Amnesty International et Greenpeace ont demandé l’ouverture d’une enquête pénale au Royaume-Uni sur le déversement en 2006 de déchets toxiques à Abidjan qui a fait 17 morts, dans un rapport intitulé « Une vérité toxique » rendu public mardi.
Le déversement de résidus toxiques du cargo Probo Koala à Abidjan en août 2006 avait causé la mort de 17 personnes et près de 100.000 intoxications, selon la justice ivoirienne. La multinationale de courtage pétrolier et transport maritime Trafigura, affréteur du navire, a toujours nié qu’il ait provoqué décès et maladies graves.
Amnesty International et Greenpeace ont étudié « la succession tragique des défaillances à l’origine d’un désastre sanitaire, politique et environnemental », dans leur rapport de plus de 250 pages, rédigé après trois années d’enquête.
Pour les deux ONG, le Royaume-Uni doit ouvrir une enquête pénale sur le rôle joué par Trafigura dans le déversement, étant donné que la branche du groupe basée dans le pays a pris « un grand nombre de décisions cruciales à l’origine du désastre ».
Dans un premier temps, les déchets, générés par le lavage à la soude caustique de gros volumes de pétrole non raffiné, ont été acheminés aux Pays-Bas mais Trafigura, estimant que le tarif demandé était trop élevé, a refusé qu’ils y soient traités et décidé de les expédier à Abidjan, sans traitement pour éliminer leur dangerosité, selon les deux ONG.
Amnesty International et Greenpeace dénoncent d’ailleurs le fait que les autorités néerlandaises ont laissé les déchets quitter le pays, en « grave violation de leurs obligations juridiques ».
Un tribunal néerlandais a déclaré Trafigura coupable d’avoir exporté illégalement les déchets depuis les Pays-Bas, mais le parquet a refusé de prendre en considération les événements qui se sont déroulés par la suite à Abidjan comme leur impact sur la santé humaine, selon le rapport.
« Les habitants d’Abidjan ont été trahis non seulement par leur propre gouvernement mais aussi par les gouvernements d’Europe qui n’ont pas appliqué le droit en vigueur dans leur pays », a dénoncé dans un communiqué Salil Shetty, secrétaire général d’Amnesty International.
« Il n’est pas trop tard pour que justice soit rendue, pour que des informations exhaustives sur la nature exacte des déchets déversés soient communiquées aux habitants d’Abidjan, et pour que Trafigura paie pour ses crimes.
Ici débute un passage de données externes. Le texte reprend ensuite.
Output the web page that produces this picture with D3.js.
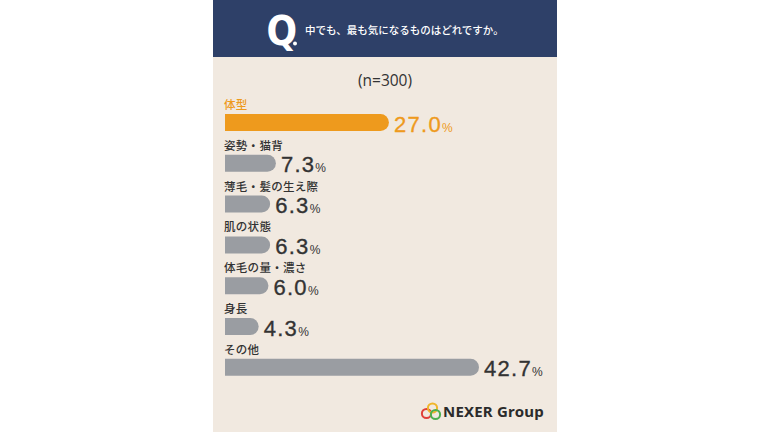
<!DOCTYPE html>
<html><head><meta charset="utf-8">
<script src="https://cdn.jsdelivr.net/npm/d3@7"></script>
<style>body{margin:0;background:#fff;}svg{display:block;}</style>
</head><body>
<svg id="c" width="770" height="433"></svg>
<script>
const categories = ["体型","姿勢・猫背","薄毛・髪の生え際","肌の状態","体毛の量・濃さ","身長","その他"];
const values = [27.0, 7.3, 6.3, 6.3, 6.0, 4.3, 42.7];
const highlight = ["体型"];
const question = "中でも、最も気になるものはどれですか。";
const sampleNote = "(n=300)";

const svg = d3.select("#c");
const font = "'Noto Sans CJK JP','Noto Sans',sans-serif";
const numFont = "'Liberation Sans','Open Sans',sans-serif";
const panelX = 213, panelW = 344;

svg.append("rect").attr("x",panelX).attr("y",0).attr("width",panelW).attr("height",432).attr("fill","#f1e9e0");
svg.append("rect").attr("x",panelX).attr("y",0).attr("width",panelW).attr("height",57).attr("fill","#2e4068");

svg.append("text").attr("x",266.5).attr("y",45).attr("fill","#fff")
  .attr("font-family","'DejaVu Sans Condensed','DejaVu Sans',sans-serif").attr("font-weight","bold")
  .attr("font-size",40).text("Q");
svg.append("circle").attr("cx",295).attr("cy",43.5).attr("r",2).attr("fill","#fff");
svg.append("text").attr("x",305).attr("y",34).attr("fill","#fff")
  .attr("font-family",font).attr("font-size",10.5).attr("font-weight",500).text(question);

svg.append("text").attr("x",385).attr("y",86).attr("text-anchor","middle").attr("fill","#333")
  .attr("font-family","'Open Sans',sans-serif").attr("font-size",15.5).text(sampleNote);

const y = d3.scalePoint().domain(categories).range([122.5, 367.3]);
const x = d3.scaleLinear().domain([0, 42.7]).range([234, 479]);
const x0 = 225, h = 17, r = h/2;
const orange = "#ee9a1d", grey = "#9a9da2";

const rows = svg.append("g").selectAll("g").data(categories.map((c,i)=>({c, v: values[i]}))).join("g");

rows.append("text").attr("x",x0-1).attr("y",d=>y(d.c)-h/2-5)
  .attr("font-family",font).attr("font-size",11.5).attr("font-weight",500).attr("letter-spacing",0.3)
  .attr("fill",d=>highlight.includes(d.c)?orange:"#333").text(d=>d.c);

rows.append("path").attr("fill",d=>highlight.includes(d.c)?orange:grey)
  .attr("d",d=>{
    const x1 = x(d.v), t = y(d.c)-h/2;
    return `M${x0},${t}H${x1-r}A${r},${r} 0 0 1 ${x1-r},${t+h}H${x0}Z`;
  });

const vt = rows.append("text").attr("x",d=>x(d.v)+5).attr("y",d=>y(d.c)+h/2+0.5)
  .attr("font-family",numFont)
  .attr("fill",d=>highlight.includes(d.c)?orange:"#333")
  .attr("stroke",d=>highlight.includes(d.c)?orange:"#333").attr("stroke-width",0.35);
vt.append("tspan").attr("font-size",22).attr("letter-spacing",1.3).text(d=>d.v.toFixed(1));
vt.append("tspan").attr("font-size",12).attr("dx",0).attr("stroke-width",0).text("%");

// logo
const lg = svg.append("g");
lg.append("circle").attr("cx",426.5).attr("cy",413.5).attr("r",4.6).attr("fill","none").attr("stroke","#e0403a").attr("stroke-width",2);
lg.append("circle").attr("cx",432.5).attr("cy",408).attr("r",4.6).attr("fill","none").attr("stroke","#f0b52a").attr("stroke-width",2);
lg.append("circle").attr("cx",435.5).attr("cy",414.5).attr("r",4.6).attr("fill","none").attr("stroke","#4caf50").attr("stroke-width",2);
svg.append("text").attr("x",443).attr("y",417).attr("font-family","'Noto Sans',sans-serif").attr("font-weight","bold")
  .attr("font-size",15).attr("letter-spacing",0.2).attr("fill","#2b2b2b").text("NEXER Group");
</script>
</body></html>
Ce n’est qu’alors que nous pourrons espérer que ce type de désastre ne se reproduira plus », a jugé Kumi Naidoo, directeur exécutif de Greenpeace International.
De son côté, Trafigura a estimé que le rapport « contient de nombreuses inexactitudes et informations fausses » et « simplifie à l’excès des questions juridiques complexes », selon le communiqué des deux ONG.
Le rapport met en doute le caractère légal d’un accord conclu en Côte d’Ivoire permettant à Trafigura d’échapper à toute poursuite judiciaire pour le rôle qu’elle a joué dans le déversement de déchets.
Il demande aussi à la Côte d’Ivoire de veiller à ce que les victimes soient entièrement indemnisées, alors que la justice ivoirienne a confirmé que des fonds destinés aux victimes avaient été détournés.
Il inclut une série de recommandations pour éviter qu’un tel incident ne se reproduise.